Leigh Steinberg Blog: Keeping Only 2 QBs Very Risky

Getty Images

Getty Images

Packers 2013 record with Aaron Rodgers: 6-2

Packers 2013 without Aaron Rodgers: 2-5-1

After Rodgers went down in a Week 9 Monday night game in Green Bay, it became clear Green Bay had no backup plan. Seneca Wallace, Scott Tolzien, and ultimately Matt Flynn took over in Rodgers’s absence. The Green Bay Packers snuck into the playoffs at 8-7-1, but teams will not be holding their breath this year. Teams do not want to be caught in that predicament this season.

The Packers had started just three quarterbacks in the past 21 years prior to last season. They have learned their lesson. In 2014, they are going with Rodgers, Flynn, and Tolzien on their 53-man roster. The Packers are one of 17 teams in the NFL that will keep three quarterbacks on their 53-man roster. Others include: St. Louis, Pittsburgh, Houston, Tennessee, Kansas City, Oakland, Dallas, Philadelphia, Washington, Chicago, Detroit, Minnesota, Atlanta, Carolina, Arizona, and San Francisco.

In today’s pass happy NFL, it is imperative that a team with playoff aspirations has a franchise quarterback as its field general. This is a player that a team can build around for 10-12 years and win because of. This type of quarterback has unique knowledge of his teammates’ abilities and instinctive awareness of how to interact with his line and wide receivers. This player is a master of every aspect of the playbook and can execute it by superior knowledge of how to read defenses. The franchise quarterback can elevate his level of play in critical and adverse situations and carry a team through to victory.

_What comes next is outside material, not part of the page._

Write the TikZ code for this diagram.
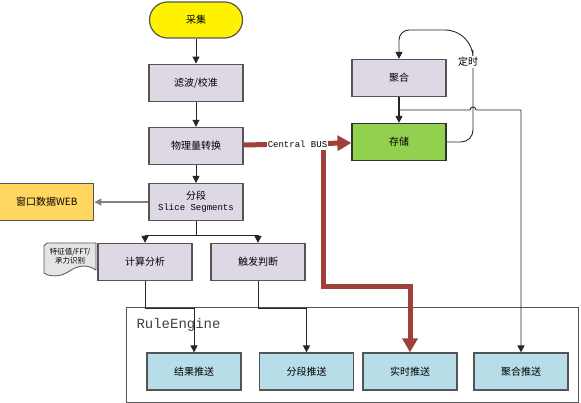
\documentclass[tikz,border=0pt]{standalone}
\usepackage{fontspec}
\setmainfont{Noto Sans CJK SC}
\setmonofont{Liberation Mono}
\usetikzlibrary{arrows.meta, positioning}

\definecolor{boxlav}{HTML}{DDD8E4}
\definecolor{pushblue}{HTML}{B7DDE8}
\definecolor{storegreen}{HTML}{92D050}
\definecolor{webgold}{HTML}{FFD660}
\definecolor{busred}{HTML}{A0403A}
\definecolor{edgegray}{HTML}{555555}

\begin{document}
\begin{tikzpicture}[
  x=1pt, y=-1pt,
  node distance=25pt,
  box/.style={draw=edgegray, line width=1.2pt, fill=boxlav,
              minimum width=94pt, minimum height=37pt, inner sep=1pt,
              align=center, font=\fontsize{10}{12}\selectfont},
  push/.style={box, fill=pushblue},
  arr/.style={-{Triangle[length=7pt,width=7pt]}, line width=0.9pt, draw=black!85},
  bus/.style={-{Triangle[length=14pt,width=15pt]}, line width=5pt, draw=busred}
]
  \useasboundingbox (0,0) rectangle (581,403);

  \node[draw=edgegray, line width=1pt, minimum width=452pt, minimum height=95pt,
        inner sep=0pt, anchor=north west] (re) at (126,307) {};

  \node[anchor=west, font=\ttfamily\fontsize{14}{16}\selectfont, text=black!75]
    (retitle) at (133,325) {RuleEngine};

  \node[box, fill=yellow, rounded corners=18pt, minimum width=93pt,
        minimum height=36pt] (cj) at (196,20) {采集};

  \node[box, below=25pt of cj] (lb) {滤波/校准};

  \node[box, below=25pt of lb] (wl) {物理量转换};

  \node[box, below=18pt of wl] (fd)
    {分段\\[-1pt]{\ttfamily\fontsize{9}{10}\selectfont Slice Segments}};

  \node[box, fill=webgold, left=54pt of fd] (web) {窗口数据WEB};

  \node[box] (js) at (145,262) {计算分析};

  \node[box] (cf) at (258,262) {触发判断};

  \draw[edgegray, fill=gray!20, line width=0.8pt]
    (47,243) -- (96,243) -- (96,270)
    .. controls (84,262) and (74,268) .. (68,272)
    .. controls (60,277) and (50,277) .. (44,273) -- (44,246) -- cycle;

  \node[align=center, inner sep=0pt, font=\fontsize{7.5}{9}\selectfont]
    (fftdoc) at (70,256) {特征值/FFT/\\承力识别};

  \node[box] (jh) at (399,78) {聚合};

  \node[box, fill=storegreen, draw=black!80] (cc) at (399,142) {存储};

  \node[push] (jg) at (194,371.5) {结果推送};

  \node[push] (fdts) at (306.5,371.5) {分段推送};

  \node[push] (ss) at (410,371.5) {实时推送};

  \node[push] (jhts) at (521,371.5) {聚合推送};

  \draw[arr] (cj) -- (lb);
  \draw[arr] (lb) -- (wl);
  \draw[arr] (wl) -- (fd);
  \draw[arr, draw=gray, line width=1.2pt] (fd) -- (web);

  \draw[arr] (fd.south) -- ++(0,14) -| (js.north);
  \draw[arr] (fd.south) -- ++(0,14) -| (cf.north);

  \draw[arr] (js.south) -- ++(0,27) -| (jg.north);
  \draw[arr] (cf.south) -- ++(0,27) -| (fdts.north);

  \draw[arr, line width=1.2pt] (jh) -- (cc);

  \draw[arr, rounded corners=12pt] (cc.east) -- (473,142) -- (473,62)
    [rounded corners=28pt] -- (473,30) [rounded corners=10pt] -- (399,30)
    -- (jh.north);

  \node[fill=white, inner sep=1pt, font=\fontsize{10}{12}\selectfont]
    (timer) at (468,62) {定时};

  \coordinate (aggsplit) at (399,110);
  \draw[arr] (aggsplit) -- (470,110) arc[start angle=180, end angle=0, radius=3pt]
    -- (521,110) -- (jhts.north);

  \draw[bus] (wl) -- node[fill=white, inner sep=1pt,
    font=\ttfamily\fontsize{9}{10}\selectfont] (buslabel) {Central BUS} (cc);

  \coordinate (busdrop) at (323,150);
  \draw[bus] (busdrop) -- (323,287) -| (ss.north);
\end{tikzpicture}
\end{document}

This position is extremely difficult to develop. Quarterbacks like Tom Brady, Drew Brees, Peyton Manning, and Rogers have taken years to hone their skills. Andrew Luck, Russell Wilson, and Colin Kaepernick arrived much more quickly. Many first-round quarterbacks have never lived up to their potential whether the cause is adverse circumstances or lack of developmental coaching.

All offense flows through the quarterback. It is difficult enough to develop a premier starter, but injury lurks on every play. That is why it is extremely risky for a team to head into a season with a starter and only one backup on the roster.

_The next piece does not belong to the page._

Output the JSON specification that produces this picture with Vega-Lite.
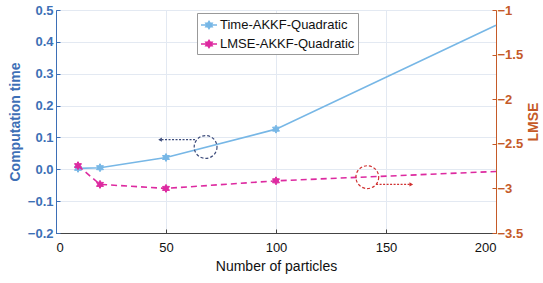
{
  "$schema": "https://vega.github.io/schema/vega-lite/v6.json",
  "width": 440,
  "height": 223,
  "autosize": {"type": "none"},
  "padding": {"left": 56, "top": 10, "right": 47, "bottom": 50},
  "config": {
    "view": {"stroke": "#555555", "strokeWidth": 1},
    "font": "Liberation Sans",
    "axis": {"labelFont": "Liberation Sans", "titleFont": "Liberation Sans", "labelFontSize": 13, "titleFontSize": 14, "tickSize": -4, "labelPadding": 7}
  },
  "datasets": {
    "time": [
      {"n": 10, "v": 0.003, "series": "Time-AKKF-Quadratic"},
      {"n": 20, "v": 0.005, "series": "Time-AKKF-Quadratic"},
      {"n": 50, "v": 0.037, "series": "Time-AKKF-Quadratic"},
      {"n": 100, "v": 0.126, "series": "Time-AKKF-Quadratic"},
      {"n": 200, "v": 0.452, "series": "Time-AKKF-Quadratic"}
    ],
    "lmse": [
      {"n": 10, "v": -2.745, "series": "LMSE-AKKF-Quadratic"},
      {"n": 20, "v": -2.955, "series": "LMSE-AKKF-Quadratic"},
      {"n": 50, "v": -3.0, "series": "LMSE-AKKF-Quadratic"},
      {"n": 100, "v": -2.915, "series": "LMSE-AKKF-Quadratic"},
      {"n": 200, "v": -2.81, "series": "LMSE-AKKF-Quadratic"}
    ]
  },
  "encoding": {
    "x": {
      "field": "n", "type": "quantitative",
      "scale": {"domain": [0, 200], "nice": false},
      "axis": {"values": [0, 50, 100, 150, 200], "title": "Number of particles", "titleColor": "#111111", "labelColor": "#111111", "titleFontWeight": "normal", "domainColor": "#444444", "tickColor": "#444444", "gridColor": "#e3e9f2", "grid": true, "labelPadding": 12, "titlePadding": 5}
    }
  },
  "layer": [
    {
      "encoding": {
        "y": {
          "field": "v", "type": "quantitative",
          "scale": {"domain": [-0.2, 0.5], "nice": false, "zero": false},
          "axis": {"orient": "left", "values": [-0.2, -0.1, 0, 0.1, 0.2, 0.3, 0.4, 0.5], "title": "Computation time", "titleColor": "#3d6fb6", "labelColor": "#3d6fb6", "labelFontWeight": "bold", "titleFontWeight": "bold", "domainColor": "#3d6fb6", "tickColor": "#3d6fb6", "grid": true, "gridColor": "#e3e9f2", "titlePadding": 5}
        }
      },
      "layer": [
        {"data": {"name": "time"}, "mark": {"type": "line", "color": "#77b7e6", "strokeWidth": 1.6}},
        {
          "data": {"name": "time"},
          "transform": [{"filter": "datum.n < 200"}],
          "mark": {"type": "point", "filled": true, "size": 64, "strokeWidth": 1, "shape": "M0,-1L0.289,-0.5L0.866,-0.5L0.577,0L0.866,0.5L0.289,0.5L0,1L-0.289,0.5L-0.866,0.5L-0.577,0L-0.866,-0.5L-0.289,-0.5Z", "opacity": 1},
          "encoding": {
            "fill": {
              "field": "series", "type": "nominal",
              "scale": {"domain": ["Time-AKKF-Quadratic", "LMSE-AKKF-Quadratic"], "range": ["#77b7e6", "#dd2aa0"]},
              "legend": {"title": null, "orient": "none", "legendX": 141, "legendY": 3, "symbolType": "M-1,0H1M0,-0.44L0.127,-0.22L0.381,-0.22L0.254,0L0.381,0.22L0.127,0.22L0,0.44L-0.127,0.22L-0.381,0.22L-0.254,0L-0.381,-0.22L-0.127,-0.22Z", "symbolSize": 256, "symbolStrokeWidth": 1.6, "labelFontSize": 13, "labelColor": "#111111", "labelFont": "Liberation Sans", "strokeColor": "#999999", "fillColor": "#ffffff", "padding": 3, "rowPadding": 3, "labelOffset": 2, "symbolOpacity": 1}
            },
            "stroke": {
              "field": "series", "type": "nominal",
              "scale": {"domain": ["Time-AKKF-Quadratic", "LMSE-AKKF-Quadratic"], "range": ["#77b7e6", "#dd2aa0"]},
              "legend": {"title": null, "orient": "none", "legendX": 141, "legendY": 3, "symbolType": "M-1,0H1M0,-0.44L0.127,-0.22L0.381,-0.22L0.254,0L0.381,0.22L0.127,0.22L0,0.44L-0.127,0.22L-0.381,0.22L-0.254,0L-0.381,-0.22L-0.127,-0.22Z", "symbolSize": 256, "symbolStrokeWidth": 1.6, "labelFontSize": 13, "labelColor": "#111111", "labelFont": "Liberation Sans", "strokeColor": "#999999", "fillColor": "#ffffff", "padding": 3, "rowPadding": 3, "labelOffset": 2, "symbolOpacity": 1}
            }
          }
        },
        {
          "data": {"values": [{"n": 68, "v": 0.07}]},
          "mark": {"type": "point", "shape": "circle", "size": 520, "filled": false, "color": "#3b4a7a", "strokeDash": [3, 2], "strokeWidth": 1.2, "opacity": 1}
        },
        {
          "data": {"values": [{"n": 63.2, "n2": 47.5, "v": 0.093}]},
          "mark": {"type": "rule", "color": "#3b4a7a", "strokeDash": [2, 1.5], "strokeWidth": 1.2},
          "encoding": {"x2": {"field": "n2"}}
        },
        {
          "data": {"values": [{"n": 47.3, "v": 0.093}]},
          "mark": {"type": "point", "shape": "triangle-left", "size": 18, "filled": true, "color": "#3b4a7a", "opacity": 1}
        }
      ]
    },
    {
      "encoding": {
        "y": {
          "field": "v", "type": "quantitative",
          "scale": {"domain": [-3.5, -1], "nice": false, "zero": false},
          "axis": {"orient": "right", "values": [-3.5, -3, -2.5, -2, -1.5, -1], "format": ".1~f", "title": "LMSE", "titleAngle": 270, "titleColor": "#c55a28", "labelColor": "#c55a28", "labelFontWeight": "bold", "titleFontWeight": "bold", "domainColor": "#c55a28", "tickColor": "#c55a28", "grid": false, "labelPadding": 5, "titlePadding": 18}
        }
      },
      "layer": [
        {"data": {"name": "lmse"}, "mark": {"type": "line", "color": "#dd2aa0", "strokeWidth": 1.6, "strokeDash": [6, 4]}},
        {
          "data": {"name": "lmse"},
          "transform": [{"filter": "datum.n < 200"}],
          "mark": {"type": "point", "filled": true, "size": 64, "strokeWidth": 1, "shape": "M0,-1L0.289,-0.5L0.866,-0.5L0.577,0L0.866,0.5L0.289,0.5L0,1L-0.289,0.5L-0.866,0.5L-0.577,0L-0.866,-0.5L-0.289,-0.5Z", "opacity": 1},
          "encoding": {
            "fill": {
              "field": "series", "type": "nominal",
              "scale": {"domain": ["Time-AKKF-Quadratic", "LMSE-AKKF-Quadratic"], "range": ["#77b7e6", "#dd2aa0"]},
              "legend": {"title": null, "orient": "none", "legendX": 141, "legendY": 3, "symbolType": "M-1,0H1M0,-0.44L0.127,-0.22L0.381,-0.22L0.254,0L0.381,0.22L0.127,0.22L0,0.44L-0.127,0.22L-0.381,0.22L-0.254,0L-0.381,-0.22L-0.127,-0.22Z", "symbolSize": 256, "symbolStrokeWidth": 1.6, "labelFontSize": 13, "labelColor": "#111111", "labelFont": "Liberation Sans", "strokeColor": "#999999", "fillColor": "#ffffff", "padding": 3, "rowPadding": 3, "labelOffset": 2, "symbolOpacity": 1}
            },
            "stroke": {
              "field": "series", "type": "nominal",
              "scale": {"domain": ["Time-AKKF-Quadratic", "LMSE-AKKF-Quadratic"], "range": ["#77b7e6", "#dd2aa0"]},
              "legend": {"title": null, "orient": "none", "legendX": 141, "legendY": 3, "symbolType": "M-1,0H1M0,-0.44L0.127,-0.22L0.381,-0.22L0.254,0L0.381,0.22L0.127,0.22L0,0.44L-0.127,0.22L-0.381,0.22L-0.254,0L-0.381,-0.22L-0.127,-0.22Z", "symbolSize": 256, "symbolStrokeWidth": 1.6, "labelFontSize": 13, "labelColor": "#111111", "labelFont": "Liberation Sans", "strokeColor": "#999999", "fillColor": "#ffffff", "padding": 3, "rowPadding": 3, "labelOffset": 2, "symbolOpacity": 1}
            }
          }
        },
        {
          "data": {"values": [{"n": 141.5, "v": -2.874}]},
          "mark": {"type": "point", "shape": "circle", "size": 520, "filled": false, "color": "#d03030", "strokeDash": [3, 2], "strokeWidth": 1.2, "opacity": 1}
        },
        {
          "data": {"values": [{"n": 145.5, "n2": 161, "v": -2.955}]},
          "mark": {"type": "rule", "color": "#d03030", "strokeDash": [2, 1.5], "strokeWidth": 1.2},
          "encoding": {"x2": {"field": "n2"}}
        },
        {
          "data": {"values": [{"n": 161.5, "v": -2.955}]},
          "mark": {"type": "point", "shape": "triangle-right", "size": 18, "filled": true, "color": "#d03030", "opacity": 1}
        }
      ]
    }
  ],
  "resolve": {"scale": {"y": "independent"}}
}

Fifteen teams head into this first weekend with only two quarterbacks. If the starter gets hurt, the backup becomes the starter. Who backs him up? Has that player been present for training camp? Does he know the playbook? The whole season is put at risk in this scenario.

Last year Green Bay was thought to be a Super Bowl contender. They went 6-2 with Rogers as the starter and one backup.  He went down in Game 9. Wallace, the backup, performed inadequately. The team had to go with Tolzien and ultimately, Flynn. They went 2-5-1 without Rogers and snuck into the playoffs. The Buffalo Bills went with rookies EJ Manuel and Jeff Tuel as their only quarterbacks. Manuel injured his knee, Tuel wasn’t prepared, and the team had to move Thad Lewis from the practice squad and bring in Flynn to learn the playbook. Flynn was released three weeks later. Teams are one hit away from losing whoever is starting, on every single play.

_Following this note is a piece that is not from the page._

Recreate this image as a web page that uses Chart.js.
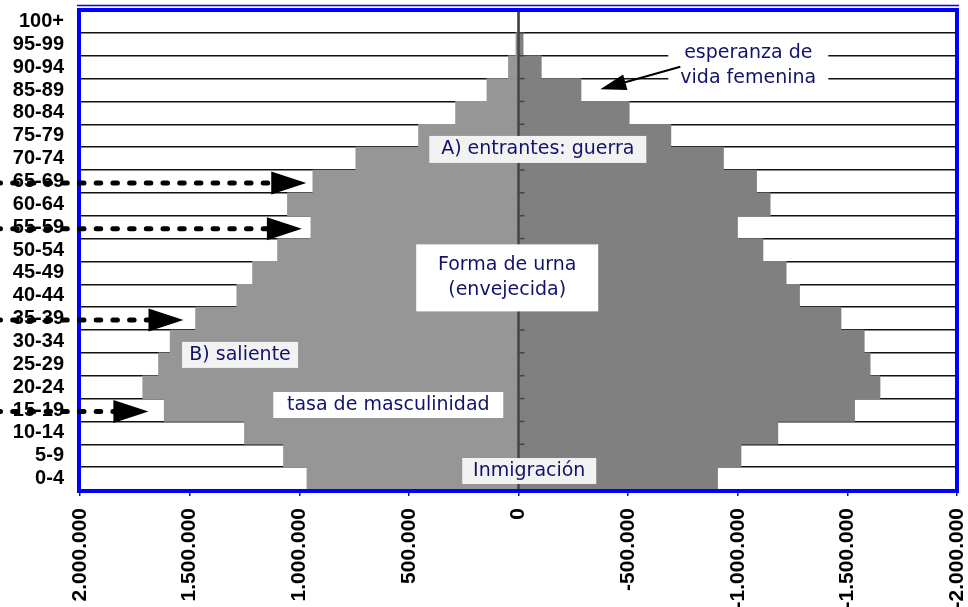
<!DOCTYPE html>
<html>
<head>
<meta charset="utf-8">
<script src="https://cdn.jsdelivr.net/npm/chart.js@4.4.0/dist/chart.umd.min.js"></script>
<style>
  html, body { margin: 0; padding: 0; background: #fff; }
  canvas { display: block; }
</style>
</head>
<body>
<canvas id="pyramid" width="968" height="607"></canvas>
<script>
// age groups, bottom (0-4) to top (100+)
const ageGroups = ['0-4', '5-9', '10-14', '15-19', '20-24', '25-29', '30-34', '35-39', '40-44', '45-49',
  '50-54', '55-59', '60-64', '65-69', '70-74', '75-79', '80-84', '85-89', '90-94', '95-99', '100+']

// men on the left (positive), women on the right (negative)
const maleValues = [965000, 1072000, 1250000, 1616000, 1714000, 1642000, 1589000, 1473000, 1285000, 1213000,
  1099000, 947000, 1054000, 938000, 742000, 456000, 287000, 144000, 46000, 12000, 3000]
const femaleValues = [-908000, -1015000, -1183000, -1533000, -1649000, -1604000, -1577000, -1471000, -1282000, -1221000,
  -1115000, -999000, -1148000, -1086000, -935000, -695000, -505000, -285000, -104000, -21000, -4000]

const axisMin = -2000000
const axisMax = 2000000
const axisStep = 500000

// notes: anchored in data space (value on x, row index on y)
const notes = [
  { lines: ['A) entrantes: guerra'], value: -88000, row: 14.4, w: 217, h: 27, fill: '#f2f2f2' },
  { lines: ['esperanza de', 'vida femenina'], value: -1048000, row: 18.05, w: 160, h: 48, fill: '#ffffff' },
  { lines: ['Forma de urna', '(envejecida)'], value: 51500, row: 8.78, w: 182, h: 67, fill: '#ffffff' },
  { lines: ['B) saliente'], value: 1270000, row: 5.41, w: 116, h: 26, fill: '#f2f2f2' },
  { lines: ['tasa de masculinidad'], value: 594000, row: 3.22, w: 230, h: 26, fill: '#ffffff' },
  { lines: ['Inmigración'], value: -49000, row: 0.33, w: 134, h: 26, fill: '#f2f2f2' },
]
// dashed arrows coming from the left margin into the men's side
const dashedArrows = [
  { row: 13, tip: 968000 },
  { row: 11, tip: 988000 },
  { row: 7, tip: 1528000 },
  { row: 3, tip: 1688000 },
]
const lifeArrow = { from: [-738000, 18.02], to: [-373000, 17.03] }

const fmt = (v) => (v < 0 ? '-' : '') + String(Math.abs(v)).replace(/\B(?=(\d{3})+(?!\d))/g, '.')

const arrowHead = (ctx, x1, y1, x2, y2, len, half) => {
  const a = Math.atan2(y2 - y1, x2 - x1)
  const c = Math.cos(a)
  const s = Math.sin(a)
  ctx.beginPath()
  ctx.moveTo(x2, y2)
  ctx.lineTo(x2 - len * c + half * s, y2 - len * s - half * c)
  ctx.lineTo(x2 - len * c - half * s, y2 - len * s + half * c)
  ctx.closePath()
  ctx.fill()
}

const frame = {
  id: 'frame',
  afterDatasetsDraw (chart) {
    const { ctx, chartArea: a, scales } = chart
    const zx = scales.x.getPixelForValue(0)
    ctx.save()
    // category axis crossing at zero
    ctx.strokeStyle = '#444'
    ctx.lineWidth = 2.5
    ctx.beginPath()
    ctx.moveTo(zx, a.top)
    ctx.lineTo(zx, a.bottom)
    ctx.stroke()
    ctx.lineWidth = 1.5
    const step = (a.bottom - a.top) / ageGroups.length
    for (let i = 1; i < ageGroups.length; i++) {
      const y = a.top + i * step
      ctx.beginPath()
      ctx.moveTo(zx, y)
      ctx.lineTo(zx + 6, y)
      ctx.stroke()
    }
    // blue plot border
    ctx.strokeStyle = '#0000ff'
    ctx.lineWidth = 4
    ctx.strokeRect(a.left - 1, a.top, a.right - a.left + 1, a.bottom - a.top + 1)
    ctx.lineWidth = 1.5
    ctx.beginPath()
    ctx.moveTo(a.left - 3, a.top - 4.5)
    ctx.lineTo(a.right + 2, a.top - 4.5)
    ctx.stroke()
    ctx.restore()
  },
  afterDraw (chart) {
    const { ctx, scales } = chart
    const X = (v) => scales.x.getPixelForValue(v)
    const Y = (r) => scales.y.getPixelForValue(r)
    ctx.save()
    ctx.font = '19px "Comic Sans MS", "DejaVu Sans", sans-serif'
    ctx.textAlign = 'center'
    ctx.textBaseline = 'middle'
    notes.forEach((n) => {
      const cx = X(n.value)
      const cy = Y(n.row)
      ctx.fillStyle = n.fill
      ctx.fillRect(cx - n.w / 2, cy - n.h / 2, n.w, n.h)
      ctx.fillStyle = '#12126e'
      const lh = 25
      n.lines.forEach((t, i) => {
        ctx.fillText(t, cx, cy + (i - (n.lines.length - 1) / 2) * lh)
      })
    })

    // dashed arrows
    ctx.fillStyle = '#000'
    ctx.strokeStyle = '#000'
    dashedArrows.forEach((d) => {
      const y = Y(d.row) + 1.5
      const tx = X(d.tip)
      ctx.lineWidth = 5
      ctx.lineCap = 'round'
      ctx.setLineDash([4.5, 12.2])
      ctx.beginPath()
      ctx.moveTo(-4, y)
      ctx.lineTo(tx - 30, y)
      ctx.stroke()
      ctx.setLineDash([])
      arrowHead(ctx, 0, y, tx, y, 35, 11.5)
    })

    // life expectancy arrow
    const x1 = X(lifeArrow.from[0])
    const y1 = Y(lifeArrow.from[1])
    const x2 = X(lifeArrow.to[0])
    const y2 = Y(lifeArrow.to[1])
    ctx.lineWidth = 2
    ctx.lineCap = 'butt'
    ctx.beginPath()
    ctx.moveTo(x1, y1)
    ctx.lineTo(x2 + (x1 - x2) * 0.2, y2 + (y1 - y2) * 0.2)
    ctx.stroke()
    arrowHead(ctx, x1, y1, x2, y2, 26, 8)
    ctx.restore()
  },
}

new Chart(document.getElementById('pyramid'), {
  type: 'bar',
  data: {
    labels: ageGroups,
    datasets: [
      { label: 'Varones', data: maleValues, backgroundColor: '#969696', borderWidth: 0, barPercentage: 1, categoryPercentage: 1 },
      { label: 'Mujeres', data: femaleValues, backgroundColor: '#808080', borderWidth: 0, barPercentage: 1, categoryPercentage: 1 },
    ],
  },
  options: {
    indexAxis: 'y',
    responsive: false,
    animation: false,
    layout: { padding: { top: 10, right: 11, left: 0, bottom: 0 } },
    plugins: { legend: { display: false }, tooltip: { enabled: false } },
    scales: {
      x: {
        min: axisMin,
        max: axisMax,
        reverse: true,
        stacked: true,
        border: { display: false },
        grid: { drawOnChartArea: false, drawTicks: true, tickLength: 6, color: '#222', lineWidth: 1.5 },
        ticks: {
          stepSize: axisStep,
          minRotation: 90,
          maxRotation: 90,
          autoSkip: false,
          padding: 12,
          color: '#000',
          font: { family: '"Liberation Sans", Arial, sans-serif', size: 21, weight: 'bold' },
          callback: (v) => fmt(v),
        },
        afterFit: (s) => {
          s.height = 117
          s.paddingLeft = 0
          s.paddingRight = 0
        },
      },
      y: {
        reverse: true,
        stacked: true,
        border: { display: false },
        grid: { color: '#111', lineWidth: 1.5, drawTicks: false },
        ticks: {
          autoSkip: false,
          padding: 16,
          color: '#000',
          font: { family: '"Liberation Sans", Arial, sans-serif', size: 20, weight: 'bold' },
        },
        afterFit: (s) => {
          s.width = 80
          s.paddingTop = 0
          s.paddingBottom = 0
        },
      },
    },
  },
  plugins: [frame],
})
</script>
</body>
</html>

There needs to be more emphasis on developing quality backups so that the quality of quarterbacking does not drop so dramatically because of injury. Obviously football is a team game and defenses and supporting offense can pick up some of the slack, but the impact on an offense can be huge. The restrictions of the salary cap hurt the process. No longer can a highly-paid rookie sit behind a wily, highly-paid veteran and learn – there is not enough cap room. The Washington Redskins once had Jay Schroeder and Doug Williams, the Vikings had Tommy Kramer and Wade Wilson, and amazingly the 49ers had Joe Montana backed up by Steve Young.

Defensive linemen are bigger, stronger, and faster than ever before and they will eventually get to the quarterback. The new mode of quarterbacking is to have a more-mobile scrambler risking his body in the open field. Whatever marginal benefit is picked up by using what would be the third quarterback position for depth at another position cannot be worth the risk. Keep your eye on two-quarterback teams and see how they fare this season.